* TASK OBJECTIVE:
Select the lines below containing the word "React".

* Rows from a dataset of charts and code:
******

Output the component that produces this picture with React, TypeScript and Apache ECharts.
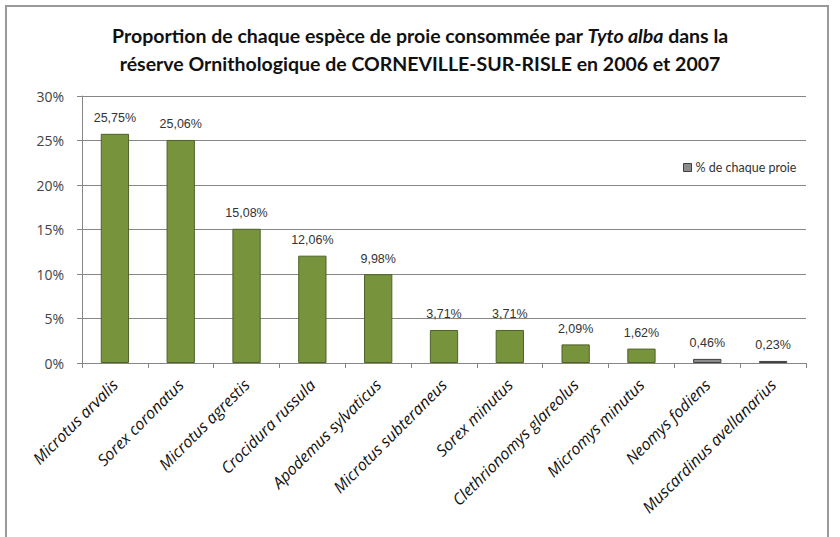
import React, { useEffect, useRef } from "react";
import * as echarts from "echarts";

const categories = [
  "Microtus arvalis",
  "Sorex coronatus",
  "Microtus agrestis",
  "Crocidura russula",
  "Apodemus sylvaticus",
  "Microtus subteraneus",
  "Sorex minutus",
  "Clethrionomys glareolus",
  "Micromys minutus",
  "Neomys fodiens",
  "Muscardinus avellanarius",
];
const percentValues = [25.75, 25.06, 15.08, 12.06, 9.98, 3.71, 3.71, 2.09, 1.62, 0.46, 0.23];
const yTicks = [0, 5, 10, 15, 20, 25, 30];
const seriesName = "% de chaque proie";
const titleLine1a = "Proportion de chaque espèce de proie consommée par ";
const titleItalic = "Tyto alba";
const titleLine1b = " dans la";
const titleLine2 = "réserve Ornithologique de CORNEVILLE-SUR-RISLE en 2006 et 2007";

const GREEN = "#77933C";
const GREEN_BORDER = "#4F6228";
const GRAY = "#8C8C8C";
const GRAY_BORDER = "#404040";
const GRAY_START_INDEX = 9;

export default function App() {
  const ref = useRef<HTMLDivElement>(null);
  useEffect(() => {
    if (!ref.current) return;
    const chart = echarts.init(ref.current, null, { renderer: "svg" });
    const fmt = (v: number) => v.toFixed(2).replace(".", ",") + "%";
    const titleFont = { fontFamily: "Lato", fontWeight: "bold", fontSize: 19.5, color: "#111", lineHeight: 28 };
    chart.setOption({
      animation: false,
      backgroundColor: "#ffffff",
      title: {
        text:
          "{b|" + titleLine1a + "}{bi|" + titleItalic + "}{b|" + titleLine1b + "}\n{b|" + titleLine2 + "}",
        left: "center",
        top: 16,
        textStyle: {
          rich: {
            b: titleFont,
            bi: { ...titleFont, fontStyle: "italic" },
          },
        },
      },
      graphic: [
        {
          type: "rect",
          shape: { x: 6, y: 6, width: 822, height: 545 },
          style: { fill: "none", stroke: "#9a9a9a", lineWidth: 2 },
          silent: true,
        },
      ],
      legend: {
        data: [seriesName],
        left: 678,
        top: 156,
        itemWidth: 8,
        itemHeight: 8,
        itemGap: 5,
        icon: "rect",
        itemStyle: { color: GRAY, borderColor: GRAY_BORDER, borderWidth: 1 },
        textStyle: { fontFamily: "Lato", fontSize: 12.5, color: "#333", padding: [0, 0, 0, -1] },
      },
      grid: { left: 82, right: 34, top: 96, bottom: 174, containLabel: false },
      xAxis: {
        type: "category",
        data: categories,
        axisLine: { lineStyle: { color: "#868686", width: 1 } },
        axisTick: { show: true, length: 5, lineStyle: { color: "#868686" } },
        axisLabel: {
          rotate: 45,
          interval: 0,
          margin: 19,
          fontFamily: "Open Sans",
          fontStyle: "italic",
          fontSize: 16,
          color: "#111",
        },
      },
      yAxis: {
        type: "value",
        min: yTicks[0],
        max: yTicks[yTicks.length - 1],
        interval: yTicks[1] - yTicks[0],
        axisLine: { show: true, lineStyle: { color: "#868686" } },
        axisTick: { show: true, length: 5, lineStyle: { color: "#868686" } },
        splitLine: { show: true, lineStyle: { color: "#868686", width: 1 } },
        axisLabel: {
          formatter: (v: number) => v + "%",
          fontFamily: "Open Sans",
          fontSize: 14,
          color: "#444",
          margin: 18,
        },
      },
      series: [
        {
          name: seriesName,
          type: "bar",
          barWidth: "43%",
          data: percentValues.map((v, i) => ({
            value: v,
            itemStyle:
              i >= GRAY_START_INDEX
                ? { color: GRAY, borderColor: GRAY_BORDER, borderWidth: 1 }
                : { color: GREEN, borderColor: GREEN_BORDER, borderWidth: 1 },
          })),
          label: {
            show: true,
            position: "top",
            distance: 9,
            formatter: (p: any) => fmt(p.value),
            fontFamily: "Liberation Sans",
            fontSize: 12.5,
            color: "#333",
          },
        },
      ],
    });
    return () => chart.dispose();
  }, []);
  return (
    <div
      ref={ref}
      style={{ position: "fixed", left: 0, top: 0, width: 840, height: 537 }}
    />
  );
}
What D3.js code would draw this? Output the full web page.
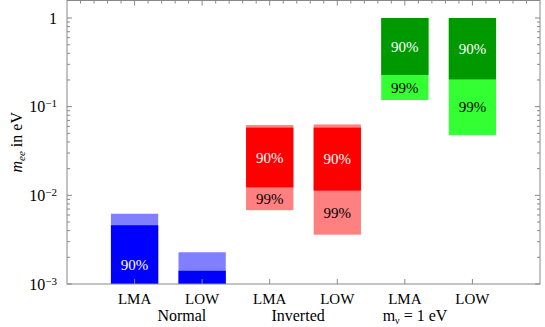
<!DOCTYPE html>
<meta charset="utf-8">
<style>
body { margin: 0; background: #fff; }
text { font-family: "Liberation Serif", "DejaVu Serif", serif; }
.frame { fill: none; stroke: #888; stroke-width: 1; }
.tick { stroke: #888; stroke-width: 1; }
</style>
<svg width="545" height="327"></svg>
<script src="https://d3js.org/d3.v7.min.js"></script>
<script>

// data
var categories = ["LMA", "LOW", "LMA", "LOW", "LMA", "LOW"];
var groups = ["Normal", "Inverted", "mν = 1 eV"];
var groupPos = [1.70, 3.42, 5.15];

// 90% C.L. band (dark) and 99% C.L. band (light), in eV
var low90  = [5.8e-4, 5e-4,   0.0123, 0.0113, 0.228, 0.203];
var high90 = [4.6e-3, 1.41e-3, 0.058, 0.058, 1.0,   1.0];
var low99  = [5e-4,   5e-4,   6.8e-3, 3.6e-3, 0.119, 0.048];
var high99 = [6.2e-3, 2.28e-3, 0.062, 0.063, 1.0,   1.0];
var show90 = [true, false, true, true, true, true];
var show99 = [false, false, true, true, true, true];

var darkColors  = ["#0000ff", "#0000ff", "#ff0000", "#ff0000", "#009a00", "#009a00"];
var lightColors = ["#8080ff", "#8080ff", "#ff8080", "#ff8080", "#33ff33", "#33ff33"];

var yTicks = [1e-3, 1e-2, 1e-1, 1];
var yTickExp = ["−3", "−2", "−1", null];

var svg = d3.select("svg"),
    pLeft = 67, pRight = 540, pTop = 0.5, pBottom = 284;

var x = d3.scaleLinear().domain([0, 7]).range([pLeft, pRight]);
var y = d3.scaleLog().domain([1e-3, 1]).range([pBottom, 18]);
var barW = x(0.7) - x(0);

svg.append("clipPath").attr("id", "clip")
  .append("rect")
    .attr("x", pLeft).attr("y", pTop)
    .attr("width", pRight - pLeft).attr("height", pBottom - pTop);

var bars = svg.append("g").attr("clip-path", "url(#clip)");

categories.forEach(function(c, i) {
  var cx = x(i + 1);
  bars.append("rect")
      .attr("x", cx - barW / 2)
      .attr("y", y(high99[i]))
      .attr("width", barW)
      .attr("height", y(low99[i]) - y(high99[i]))
      .attr("fill", lightColors[i]);
  bars.append("rect")
      .attr("x", cx - barW / 2)
      .attr("y", y(high90[i]))
      .attr("width", barW)
      .attr("height", y(low90[i]) - y(high90[i]))
      .attr("fill", darkColors[i]);
  if (show90[i]) {
    bars.append("text")
        .attr("x", cx)
        .attr("y", y(Math.sqrt(low90[i] * high90[i])))
        .attr("dy", "0.35em")
        .attr("text-anchor", "middle")
        .attr("font-size", 15)
        .attr("fill", "#fff")
        .text("90%");
  }
  if (show99[i]) {
    bars.append("text")
        .attr("x", cx)
        .attr("y", y(Math.sqrt(low99[i] * low90[i])))
        .attr("dy", "0.35em")
        .attr("text-anchor", "middle")
        .attr("font-size", 15)
        .attr("fill", "#000")
        .text("99%");
  }
});

// frame
svg.append("rect").attr("class", "frame")
    .attr("x", pLeft).attr("y", pTop)
    .attr("width", pRight - pLeft).attr("height", pBottom - pTop);

// log ticks, left and right (inside)
var ticks = svg.append("g");
var logTicks = [];
for (var e = -3; e <= 0; e++) {
  for (var m = 1; m <= 9; m++) {
    var v = m * Math.pow(10, e);
    if (y(v) >= pTop) logTicks.push({v: v, major: m === 1});
  }
}
logTicks.forEach(function(t) {
  var len = t.major ? 5 : 3;
  ticks.append("line").attr("class", "tick")
      .attr("x1", pLeft).attr("x2", pLeft + len)
      .attr("y1", y(t.v)).attr("y2", y(t.v));
  ticks.append("line").attr("class", "tick")
      .attr("x1", pRight).attr("x2", pRight - len)
      .attr("y1", y(t.v)).attr("y2", y(t.v));
});

// top ticks every 0.2, bottom ticks at categories
d3.range(1, 35).forEach(function(k) {
  var major = k % 5 === 0;
  ticks.append("line").attr("class", "tick")
      .attr("x1", x(k / 5)).attr("x2", x(k / 5))
      .attr("y1", pTop).attr("y2", pTop + (major ? 5 : 3));
});
categories.forEach(function(c, i) {
  ticks.append("line").attr("class", "tick")
      .attr("x1", x(i + 1)).attr("x2", x(i + 1))
      .attr("y1", pBottom).attr("y2", pBottom - 5);
});

// y tick labels
yTicks.forEach(function(v, i) {
  var t = svg.append("text")
      .attr("x", 57)
      .attr("y", y(v))
      .attr("dy", "0.35em")
      .attr("text-anchor", "end")
      .attr("font-size", 16);
  if (yTickExp[i]) {
    t.append("tspan").text("10");
    t.append("tspan").attr("dy", "-0.45em").attr("font-size", 11).text(yTickExp[i]);
  } else {
    t.text("1");
  }
});

// y axis title
var yt = svg.append("text")
    .attr("transform", "translate(22," + ((pTop + pBottom) / 2) + ") rotate(-90)")
    .attr("text-anchor", "middle")
    .attr("font-size", 16);
yt.append("tspan").attr("font-style", "italic").text("m");
yt.append("tspan").attr("font-style", "italic").attr("font-size", 11).attr("dy", "0.3em").text("ee");
yt.append("tspan").attr("dy", "-0.2em").text(" in eV");

// category labels
categories.forEach(function(c, i) {
  svg.append("text")
      .attr("x", x(i + 1))
      .attr("y", 304)
      .attr("text-anchor", "middle")
      .attr("font-size", 15)
      .text(c);
});

// group labels
groups.forEach(function(g, i) {
  var t = svg.append("text")
      .attr("x", x(groupPos[i]))
      .attr("y", 321)
      .attr("text-anchor", "middle")
      .attr("font-size", 16);
  if (g.indexOf("ν") > 0) {
    t.append("tspan").text("m");
    t.append("tspan").attr("font-size", 10).attr("dy", "0.3em").text("ν");
    t.append("tspan").attr("dy", "-0.2em").text(" = 1 eV");
  } else {
    t.text(g);
  }
});

</script>
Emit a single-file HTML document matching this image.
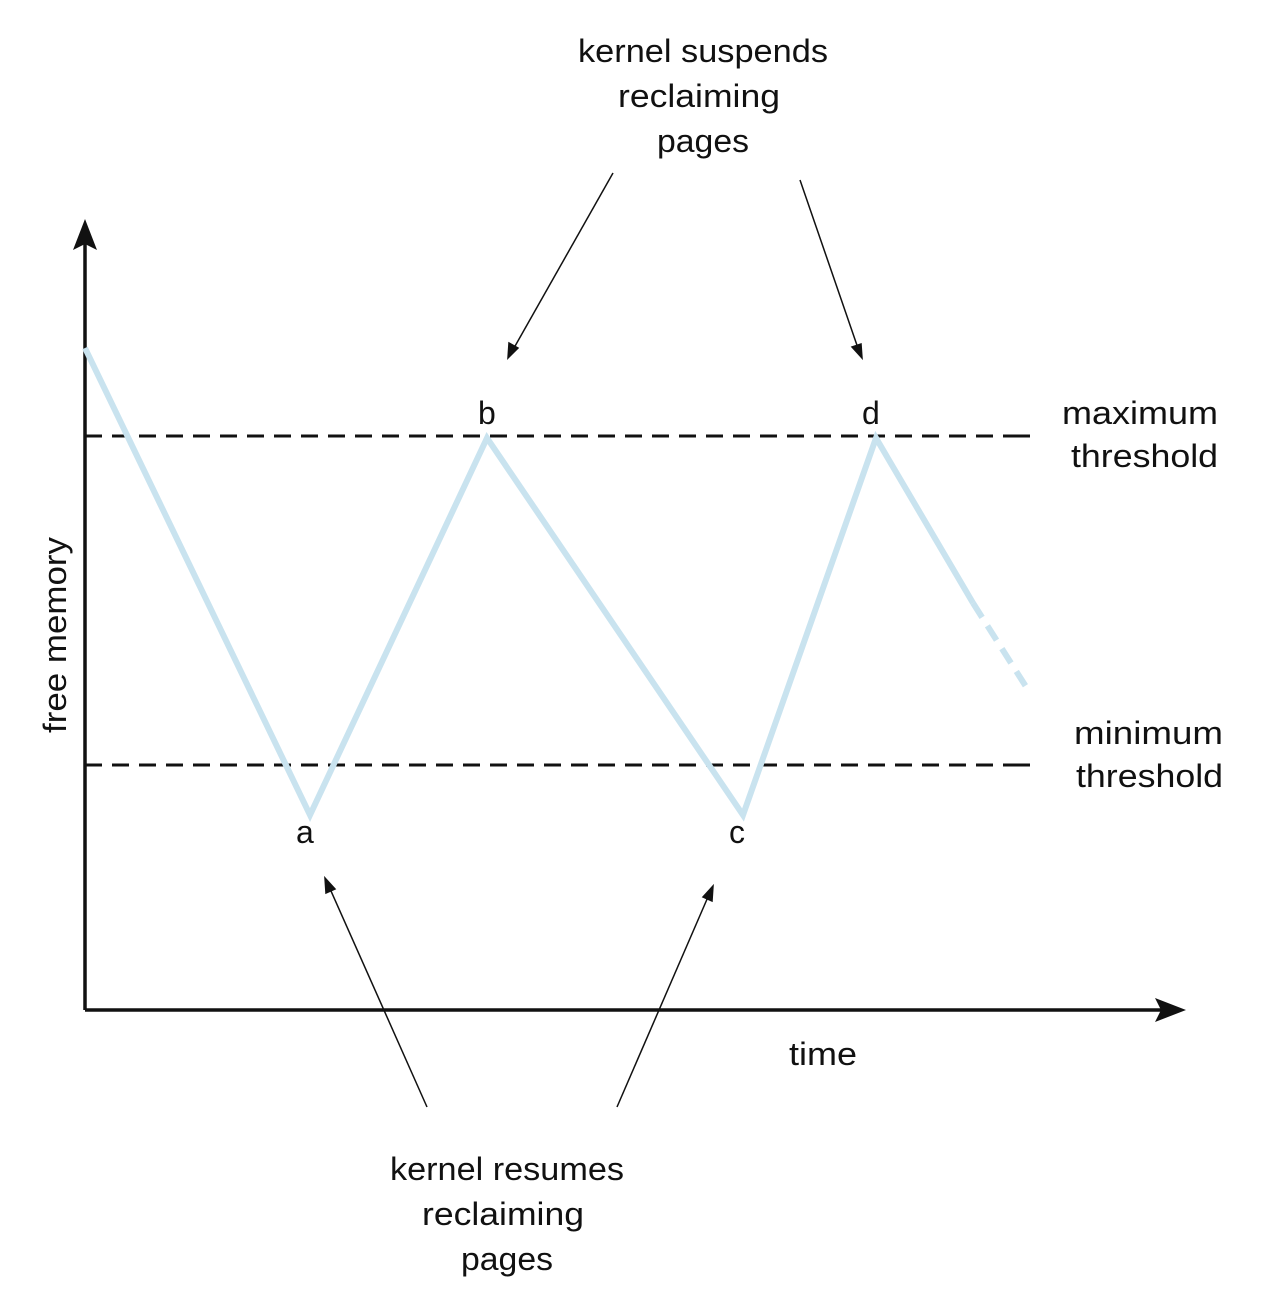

******

* RESPONSE TO THE TASK:
Output the component that produces this picture with React, TypeScript and Apache ECharts.
import React, { useEffect, useRef } from "react";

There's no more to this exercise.